James then shifts to an encouragement to the righteous. Be patient until the coming of the Lord, just like the farmer waits patiently for the fruit of the earth, waiting for it to receive the early and the latter rain and then produce that precious fruit. Those who wait on the Lord should wait patiently, for just as the farmer waits until fruit is produced, the child of God waits for the Lord to appear in the sky to redeem us to heaven. James then instructs the Christian to not grumble against one another so that they not be condemned. Just as with the rich, they must remember that the Judge is standing at the door! The prophets suffered and had patience as they delivered the word of the Lord. They are considered blessed, even though they endured such suffering. Job endured great suffering, but was restored to his prior riches once He showed he would endure and give praise to the Lord. The Lord was compassionate and merciful. Finally, James instructs the reader to not swear by heaven or earth and any other things. Let “Yes” be “Yes” and “No” be “No.” Anything else is evil, and those who swear will fall into judgment. Just be honest and do not deny your word to another.

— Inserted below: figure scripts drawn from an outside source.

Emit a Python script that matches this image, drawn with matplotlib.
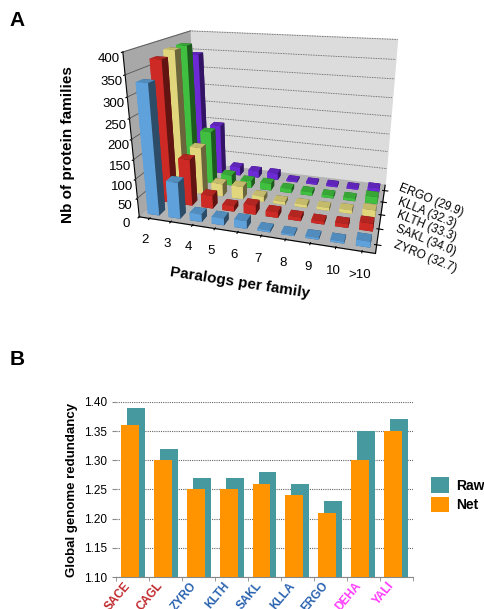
import matplotlib
matplotlib.use('Agg')
import matplotlib.pyplot as plt
import numpy as np

# panel A data
paralogs = ['2', '3', '4', '5', '6', '7', '8', '9', '10', '>10']
species_a = ['ZYRO (32.7)', 'SAKL (34.0)', 'KLTH (33.3)', 'KLLA (32.3)', 'ERGO (29.9)']
zyro = [330, 95, 20, 18, 20, 5, 4, 5, 5, 15]
sakl = [370, 125, 35, 15, 25, 15, 10, 8, 10, 20]
klth = [380, 130, 35, 35, 15, 8, 8, 8, 10, 18]
klla = [380, 150, 30, 20, 20, 12, 10, 8, 8, 20]
ergo = [345, 145, 25, 20, 20, 5, 5, 5, 5, 12]
colors_a = ['#6bb6f7', '#e8302a', '#fff28c', '#48d848', '#7a30f0']

# panel B data
species_b = ['SACE', 'CAGL', 'ZYRO', 'KLTH', 'SAKL', 'KLLA', 'ERGO', 'DEHA', 'YALI']
label_cols = ['#c0282d', '#c0282d', '#2a62b0', '#2a62b0', '#2a62b0', '#2a62b0', '#2a62b0', '#ff3cff', '#ff3cff']
raw = [1.39, 1.32, 1.27, 1.27, 1.28, 1.26, 1.23, 1.35, 1.37]
net = [1.36, 1.30, 1.25, 1.25, 1.26, 1.24, 1.21, 1.30, 1.35]

plt.rcParams['font.family'] = ['Liberation Sans', 'DejaVu Sans']

fig = plt.figure(figsize=(4.84, 6.09), dpi=100)

# ---- panel A ----
ax = fig.add_axes([0.085, 0.54, 0.93, 0.49], projection='3d')
series = [zyro, sakl, klth, klla, ergo]
dx, dy = 0.55, 0.45
for j, vals in enumerate(series):
    xs = np.arange(len(paralogs)) - dx / 2
    ys = np.full(len(paralogs), j) - dy / 2
    ax.bar3d(xs, ys, np.zeros(len(paralogs)), dx, dy, vals,
             color=colors_a[j], shade=True, edgecolor='none')

ax.set_xlim(-0.5, len(paralogs) - 0.5)
ax.set_ylim(-0.5, len(species_a) - 0.5)
ax.set_zlim(0, 400)
ax.set_proj_type('persp', focal_length=0.3)
ax.set_box_aspect((11.5, 7, 8.2), zoom=1.02)
ax.view_init(elev=19, azim=-74)

ax.xaxis.set_pane_color('#a8a8a8')
ax.yaxis.set_pane_color('#dcdcdc')
ax.zaxis.set_pane_color('#b4b4b4')
ax.grid(False)
for zt in range(50, 401, 50):
    ax.plot([-0.5, len(paralogs) - 0.5], [len(species_a) - 0.5] * 2, [zt, zt],
            color='#555555', lw=0.6, ls=(0, (1, 1)))
    ax.plot([-0.5, -0.5], [-0.5, len(species_a) - 0.5], [zt, zt],
            color='#555555', lw=0.6)

ax.set_xticks(range(len(paralogs)))
ax.set_xticklabels(paralogs, fontsize=9.5)
ax.set_yticks(range(len(species_a)))
ax.set_yticklabels(species_a, fontsize=8.5, rotation=-22, ha='left', va='center')
ax.set_zticks(range(0, 401, 50))
ax.zaxis.set_ticks_position('lower')
ax.zaxis.set_label_position('lower')
ax.tick_params(axis='z', labelsize=9.5, pad=-3)
ax.tick_params(axis='x', pad=0)
ax.tick_params(axis='y', pad=-1)
ax.set_xlabel('Paralogs per family', fontsize=11, fontweight='bold', labelpad=2)
ax.zaxis.set_rotate_label(False)
ax.set_zlabel('Nb of protein families', fontsize=11, fontweight='bold', rotation=90, labelpad=2)

fig.text(0.035, 0.967, 'A', fontsize=15, fontweight='bold', ha='center', va='center')

# ---- panel B ----
bx = fig.add_axes([0.24, 0.0525, 0.613, 0.2875])
x = np.arange(len(species_b))
w = 0.545
bx.bar(x + 0.091, raw, w, color='#46999e', label='Raw', zorder=2)
bx.bar(x - 0.091, net, w, color='#ff9400', label='Net', zorder=3)
bx.set_ylim(1.10, 1.40)
bx.set_xlim(-0.5, len(species_b) - 0.5)
bx.set_yticks(np.arange(1.10, 1.401, 0.05))
bx.set_yticklabels(['%.2f' % v for v in np.arange(1.10, 1.401, 0.05)], fontsize=8.5)
bx.yaxis.grid(True, color='#666666', lw=0.8, ls=(0, (1, 1)), zorder=0)
bx.set_axisbelow(True)
bx.set_xticks(x)
bx.set_xticklabels(species_b, rotation=50, ha='right', va='top', fontsize=8.5, fontweight='bold')
for lbl, c in zip(bx.get_xticklabels(), label_cols):
    lbl.set_color(c)
bx.set_xticks(np.arange(-0.5, len(species_b), 1), minor=True)
bx.tick_params(axis='x', which='major', length=0, pad=2)
bx.tick_params(axis='x', which='minor', length=3, color='#888888')
bx.tick_params(axis='y', length=3, color='#888888')
for s in ['top', 'right', 'left']:
    bx.spines[s].set_visible(False)
bx.spines['bottom'].set_color('#888888')
bx.set_ylabel('Global genome redundancy', fontsize=9.5, fontweight='bold', labelpad=4)
bx.legend(loc='center left', bbox_to_anchor=(1.02, 0.47), frameon=False,
          prop={'weight': 'bold', 'size': 10}, handlelength=1.3, handleheight=1.3,
          handletextpad=0.5, labelspacing=0.3)

fig.text(0.035, 0.409, 'B', fontsize=15, fontweight='bold', ha='center', va='center')

fig.savefig('out.png', dpi=100)
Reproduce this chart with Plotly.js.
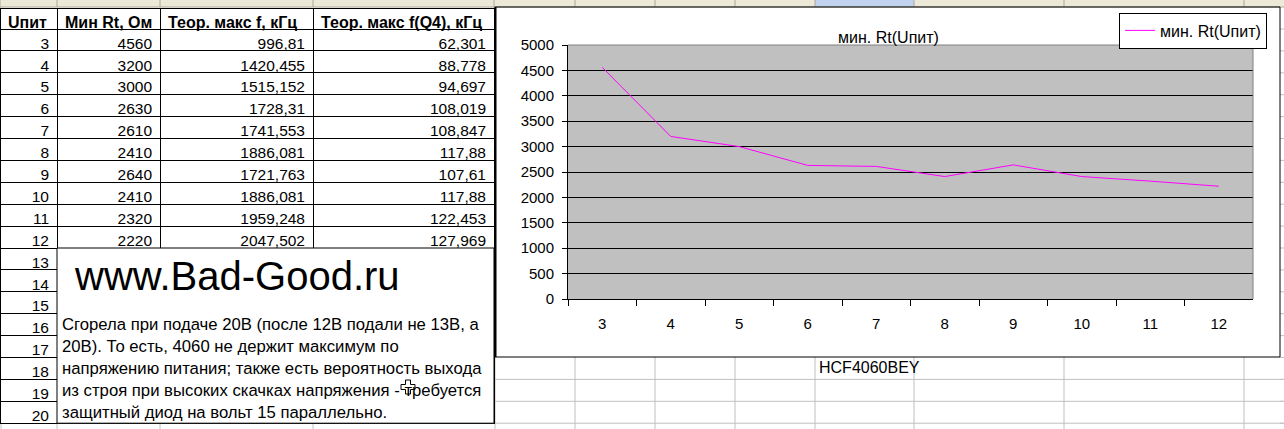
<!DOCTYPE html>
<html><head><meta charset="utf-8">
<script src="https://cdn.plot.ly/plotly-3.0.1.min.js"></script>
<style>html,body{margin:0;padding:0;background:#fff;overflow:hidden}</style>
</head><body><div id="chart" style="width:1284px;height:429px"></div>
<script>
// ---- data ----
const uPit = [3, 4, 5, 6, 7, 8, 9, 10, 11, 12];
const minRt = [4560, 3200, 3000, 2630, 2610, 2410, 2640, 2410, 2320, 2220];
const fMax = [996.81, 1420.455, 1515.152, 1728.31, 1741.553, 1886.081, 1721.763, 1886.081, 1959.248, 2047.502];
const fQ4 = [62.301, 88.778, 94.697, 108.019, 108.847, 117.88, 107.61, 117.88, 122.453, 127.969];
const headers = ['Uпит', 'Мин Rt, Ом', 'Теор. макс f, кГц', 'Теор. макс f(Q4), кГц'];
const extraRows = [13, 14, 15, 16, 17, 18, 19, 20];
const siteText = 'www.Bad-Good.ru';
const noteLines = [
  'Сгорела при подаче 20В (после 12В подали не 13В, а',
  '20В). То есть, 4060 не держит максимум по',
  'напряжению питания; также есть вероятность выхода',
  'из строя при высоких скачках напряжения - требуется',
  'защитный диод на вольт 15 параллельно.'
];
const chartTitle = 'мин. Rt(Uпит)';
const seriesName = 'мин. Rt(Uпит)';
const chipLabel = 'HCF4060BEY';

// ---- geometry (pixels) ----
const W = 1284, H = 429;
const F = 'Liberation Sans, Arial, sans-serif';
const px = x => x / W, py = y => 1 - y / H;
const tableTop = 8, headerH = 21, rowH = 21.9;
const colW = [57, 103, 153, 181];
const colX = [0]; colW.forEach(w => colX.push(colX[colX.length - 1] + w));
const tableRight = colX[colX.length - 1];
const rowTop = i => tableTop + headerH + i * rowH;
const nRows = uPit.length + extraRows.length;
const tableBottom = rowTop(nRows);
const sheetCols = [575, 655, 735, 815, 914, 1064, 1244];
const chartBox = {x0: 495, y0: 7, x1: 1280, y1: 357};
const plotBox = {x0: 568, y0: 45, x1: 1253, y1: 299};

const fmt = v => String(v).replace('.', ',');
const nb = s => s.replace(/ /g, '\u00A0');   // keep header text on one line
const blank = extraRows.map(() => '');

const traces = [
  {
    type: 'table',
    domain: {x: [0, px(tableRight)], y: [py(tableBottom + 2), py(tableTop)]},
    columnwidth: colW,
    header: {
      values: headers.map(nb),
      align: 'left', height: headerH,
      line: {color: 'black', width: 1}, fill: {color: 'white'},
      font: {family: F, size: 16, color: 'black', weight: 'bold'}
    },
    cells: {
      values: [
        uPit.concat(extraRows),
        minRt.map(String).concat(blank),
        fMax.map(fmt).concat(blank),
        fQ4.map(fmt).concat(blank)
      ],
      align: 'right', height: rowH,
      line: {color: 'black', width: 1}, fill: {color: 'white'},
      font: {family: F, size: 15.5, color: 'black'}
    }
  },
  {
    type: 'scatter', mode: 'lines',
    x: uPit, y: minRt, name: seriesName,
    line: {color: '#FF00FF', width: 1},
    showlegend: true, hoverinfo: 'skip'
  }
];

const shapes = [];
const line = (x0, y0, x1, y1, color, width, layer) =>
  shapes.push({type: 'line', xref: 'paper', yref: 'paper', x0: px(x0), y0: py(y0), x1: px(x1), y1: py(y1),
    line: {color: color, width: width || 1}, layer: layer || 'below'});
const rect = (x0, y0, x1, y1, fill, lc, lw, layer) =>
  shapes.push({type: 'rect', xref: 'paper', yref: 'paper', x0: px(x0), y0: py(y0), x1: px(x1), y1: py(y1),
    fillcolor: fill, line: {color: lc || 'rgba(0,0,0,0)', width: lw === undefined ? 0 : lw}, layer: layer || 'below'});

// column header strip
rect(0, 0, W, 7, '#ECE9D8');
rect(815, 0, 914, 7, '#C1D3EF');
line(0, 7, W, 7, '#ACA899');
colX.concat(sheetCols).forEach(x => line(x, 0, x, 7, '#ACA899'));
// sheet gridlines
const grid = '#C0C0C0';
line(1, 7, 1, H, grid);
for (let n = 0; n <= nRows + 1; n++) {
  const y = rowTop(n);
  if (y > chartBox.y1 + 1 && y < H) line(chartBox.x0, y, W, y, grid);
  if (y > chartBox.y0 && y < H) line(chartBox.x1, y, W, y, grid);
}
[chartBox.x0].concat(sheetCols).forEach(x => line(x, chartBox.y1, x, H, grid));
colX.slice(1, -1).forEach(x => line(x, tableBottom, x, H, grid));

// merged text cell
rect(colX[1], rowTop(uPit.length), tableRight, tableBottom, 'white', 'black', 1, 'above');
// chart object border
rect(chartBox.x0, chartBox.y0, chartBox.x1, chartBox.y1, 'rgba(0,0,0,0)', 'black', 1, 'above');
line(chartBox.x0 + 0.5, chartBox.y0, chartBox.x0 + 0.5, chartBox.y1, 'black', 2, 'above');
// plot area border (top & right)
line(plotBox.x0, plotBox.y0, plotBox.x1, plotBox.y0, '#808080', 1, 'above');
line(plotBox.x1, plotBox.y0, plotBox.x1, plotBox.y1, '#808080', 1, 'above');
// mouse cursor
(function () {
  const cx = 408, cy = 387, a = 2.5, b = 7;
  const pts = [[-a,-b],[a,-b],[a,-a],[b,-a],[b,a],[a,a],[a,b],[-a,b],[-a,a],[-b,a],[-b,-a],[-a,-a]];
  const path = 'M' + pts.map(p => px(cx + p[0]) + ',' + py(cy + p[1])).join('L') + 'Z';
  shapes.push({type: 'path', xref: 'paper', yref: 'paper', path: path, fillcolor: 'white',
    line: {color: 'black', width: 1}, layer: 'above'});
})();

const annotations = [];
const label = (text, x, y, size, extra) => annotations.push(Object.assign({
  text: text, x: px(x), y: py(y), xref: 'paper', yref: 'paper', xanchor: 'left', yanchor: 'middle',
  showarrow: false, font: {family: F, size: size, color: 'black'}, borderpad: 0
}, extra || {}));
label(siteText, colX[1] + 16, rowTop(uPit.length) + 28, 40);
noteLines.forEach((t, i) => label(t, colX[1] + 4, rowTop(uPit.length + 3 + i) + rowH / 2, 16.7));
label(chipLabel, 818, rowTop(15) + rowH / 2 - 0.5, 16);

const layout = {
  width: W, height: H,
  margin: {l: 0, r: 0, t: 0, b: 0, pad: 0},
  paper_bgcolor: 'white', plot_bgcolor: '#C0C0C0',
  title: {text: chartTitle, font: {family: F, size: 16, color: 'black'},
    x: px(888.5), xanchor: 'center', xref: 'container', y: py(37), yanchor: 'middle', yref: 'container'},
  showlegend: true,
  legend: {x: px(1119), y: py(12.5), xanchor: 'left', yanchor: 'top', bgcolor: 'white',
    bordercolor: 'black', borderwidth: 1, font: {family: F, size: 16, color: 'black'}},
  xaxis: {
    domain: [px(plotBox.x0), px(plotBox.x1)], type: 'category', range: [-0.5, uPit.length - 0.5],
    tickson: 'boundaries', ticks: 'outside', ticklen: 6, tickwidth: 1, tickcolor: 'black',
    showline: true, linecolor: 'black', linewidth: 1, showgrid: false, zeroline: false,
    tickfont: {family: F, size: 15, color: 'black'}, ticklabelstandoff: 11, fixedrange: true
  },
  yaxis: {
    domain: [py(plotBox.y1), py(plotBox.y0)], range: [0, 5000], tick0: 0, dtick: 500,
    ticks: 'outside', ticklen: 5, tickwidth: 1, tickcolor: 'black',
    showline: true, linecolor: 'black', linewidth: 1,
    showgrid: true, gridcolor: 'black', gridwidth: 1, zeroline: false,
    tickfont: {family: F, size: 15, color: 'black'}, ticklabelstandoff: 5, fixedrange: true
  },
  shapes: shapes,
  annotations: annotations
};

Plotly.newPlot('chart', traces, layout, {displayModeBar: false, staticPlot: true});
</script></body></html>
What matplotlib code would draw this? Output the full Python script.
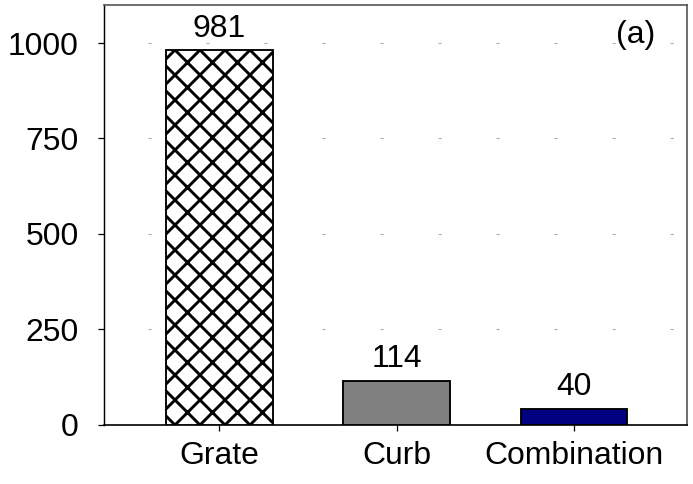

13 Is anyone among you suffering? Let him pray. Is anyone cheerful? Let him sing psalms. 14 Is anyone among you sick? Let him call for the elders of the church, and let them pray over him, anointing him with oil in the name of the Lord. 15 And the prayer of faith will save the sick, and the Lord will raise him up. And if he has committed sins, he will be forgiven. 16 Confess your trespasses to one another, and pray for one another, that you may be healed. The effective, fervent prayer of a righteous man avails much. 17 Elijah was a man with a nature like ours, and he prayed earnestly that it would not rain; and it did not rain on the land for three years and six months. 18 And he prayed again, and the heaven gave rain, and the earth produced its fruit.

James 5:13-18

James moves here into a discussion of the need to minister to one another for whatever need is presented. If anyone is suffering, let him pray. If they are cheerful, then sing psalms. If they are sick, then call for the elders of the church, have them pray over that individual, anointing him or her with oil in the name of the Lord. This practice will facilitate healing. The prayer of faith will save the sick. The Lord will respond and raise up the sick one to be healed. This prayer can even bring about the forgiveness of sins. Prayer is powerful, and it is the primary way to see miracles take place. The prayer of faith is powerful! Confession and prayer can bring about healing and deliverance. The well-known, oft-quoted phrase that follows speaks to the power and efficacy of prayer: “The effective, fervent prayer of a righteous man avails much.” This statement establishes that prayer is a necessary and integral part of the arsenal of the believer. Jame then points to the example of Elijah, a man just like any other, who prayed earnestly for it not to rain, and it did not for three and one-half years. He prayed again, and the rain began again. The drought ended, and the earth produced fruit. The same can happen in the life of any believer who believes in faith when they pray!

19 Brethren, if anyone among you wanders from the truth, and someone turns him back, 20 let him know that he who turns a sinner from the error of his way will save a soul from death and cover a multitude of sins.

James 5:19-20

Finally, James instructs the believers reading the letter to go after those who have strayed from the truth and turn them back to the truth. This is necessary, because every soul is valuable, and should not be neglected when in danger. If you pursue a lost soul, wandering from the faith, and turn that sinner from the error of his way, you will save a soul from death and cover a multitude of sins. You may be the instrument of someone’s redemption, and the one who keeps that soul from hell. So, in James’s farewell instructions, he calls on the believer to refrain from oppressing others, to live patiently waiting for the coming of the Lord, to pray in faith for the healing, salvation, and deliverance of those in need, and to pursue those erring Christians that need a champion to save them from themselves. Be all that God intends for you to be. He will use you for His glory and make you strong. Pray the prayer of faith!